▶ **Aim of the task**
Copy the data exactly as it appears, and do not include any pictures.

▶ **Source excerpt**
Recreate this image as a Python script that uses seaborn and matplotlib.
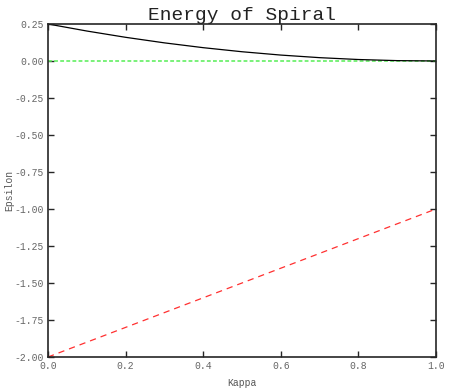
import numpy as np
import pandas as pd
import matplotlib
matplotlib.use("Agg")
import matplotlib.pyplot as plt
import seaborn as sns

# values
kappa = [0.0, 0.1, 0.2, 0.3, 0.4, 0.5, 0.6, 0.7, 0.8, 0.9, 1.0]
energy = [0.25, 0.2025, 0.16, 0.1225, 0.09, 0.0625, 0.04, 0.0225, 0.01, 0.0025, 0.0]
zero_line = [0.0] * len(kappa)
lower_bound = [-2.0, -1.9, -1.8, -1.7, -1.6, -1.5, -1.4, -1.3, -1.2, -1.1, -1.0]

xticks = [0.0, 0.2, 0.4, 0.6, 0.8, 1.0]
yticks = [-2.0, -1.75, -1.5, -1.25, -1.0, -0.75, -0.5, -0.25, 0.0, 0.25]

sns.set_style("ticks")
plt.rcParams["font.family"] = ["Liberation Mono", "DejaVu Sans Mono"]

df = pd.DataFrame({"Kappa": kappa, "energy": energy, "zero": zero_line, "lower": lower_bound})

fig = plt.figure(figsize=(4.58, 3.92), dpi=100)
ax = fig.add_axes([0.1048, 0.0893, 0.8472, 0.8495])

sns.lineplot(data=df, x="Kappa", y="zero", ax=ax, color="#55ee55", lw=1.1,
             linestyle=(0, (2.5, 1.5)))
sns.lineplot(data=df, x="Kappa", y="energy", ax=ax, color="black", lw=0.9)
sns.lineplot(data=df, x="Kappa", y="lower", ax=ax, color="#ff3030", lw=0.9,
             linestyle=(0, (5, 4)))

ax.set_xlim(0, 1)
ax.set_ylim(-2, 0.25)
ax.set_xticks(xticks)
ax.set_yticks(yticks)
ax.set_xticklabels([f"{v:.1f}" for v in xticks])
ax.set_yticklabels([f"{v:.2f}" for v in yticks])
ax.tick_params(direction="in", length=4, width=1, top=True, right=True,
               labelsize=7, labelcolor="#666666", pad=3)
for s in ax.spines.values():
    s.set_linewidth(1.2)

ax.set_xlabel("Kappa", fontsize=7, color="#555555", labelpad=5)
ax.set_ylabel("Epsilon", fontsize=7, color="#555555", labelpad=0)
ax.set_title("Energy of Spiral", fontsize=14, color="#222222", pad=3)

fig.savefig("out.png", dpi=100)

▶ **Result of this exercise**
Recreate this image as a Python script that uses seaborn and matplotlib.
import numpy as np
import pandas as pd
import matplotlib
matplotlib.use("Agg")
import matplotlib.pyplot as plt
import seaborn as sns

# values
kappa = [0.0, 0.1, 0.2, 0.3, 0.4, 0.5, 0.6, 0.7, 0.8, 0.9, 1.0]
energy = [0.25, 0.2025, 0.16, 0.1225, 0.09, 0.0625, 0.04, 0.0225, 0.01, 0.0025, 0.0]
zero_line = [0.0] * len(kappa)
lower_bound = [-2.0, -1.9, -1.8, -1.7, -1.6, -1.5, -1.4, -1.3, -1.2, -1.1, -1.0]

xticks = [0.0, 0.2, 0.4, 0.6, 0.8, 1.0]
yticks = [-2.0, -1.75, -1.5, -1.25, -1.0, -0.75, -0.5, -0.25, 0.0, 0.25]

sns.set_style("ticks")
plt.rcParams["font.family"] = ["Liberation Mono", "DejaVu Sans Mono"]

df = pd.DataFrame({"Kappa": kappa, "energy": energy, "zero": zero_line, "lower": lower_bound})

fig = plt.figure(figsize=(4.58, 3.92), dpi=100)
ax = fig.add_axes([0.1048, 0.0893, 0.8472, 0.8495])

sns.lineplot(data=df, x="Kappa", y="zero", ax=ax, color="#55ee55", lw=1.1,
             linestyle=(0, (2.5, 1.5)))
sns.lineplot(data=df, x="Kappa", y="energy", ax=ax, color="black", lw=0.9)
sns.lineplot(data=df, x="Kappa", y="lower", ax=ax, color="#ff3030", lw=0.9,
             linestyle=(0, (5, 4)))

ax.set_xlim(0, 1)
ax.set_ylim(-2, 0.25)
ax.set_xticks(xticks)
ax.set_yticks(yticks)
ax.set_xticklabels([f"{v:.1f}" for v in xticks])
ax.set_yticklabels([f"{v:.2f}" for v in yticks])
ax.tick_params(direction="in", length=4, width=1, top=True, right=True,
               labelsize=7, labelcolor="#666666", pad=3)
for s in ax.spines.values():
    s.set_linewidth(1.2)

ax.set_xlabel("Kappa", fontsize=7, color="#555555", labelpad=5)
ax.set_ylabel("Epsilon", fontsize=7, color="#555555", labelpad=0)
ax.set_title("Energy of Spiral", fontsize=14, color="#222222", pad=3)

fig.savefig("out.png", dpi=100)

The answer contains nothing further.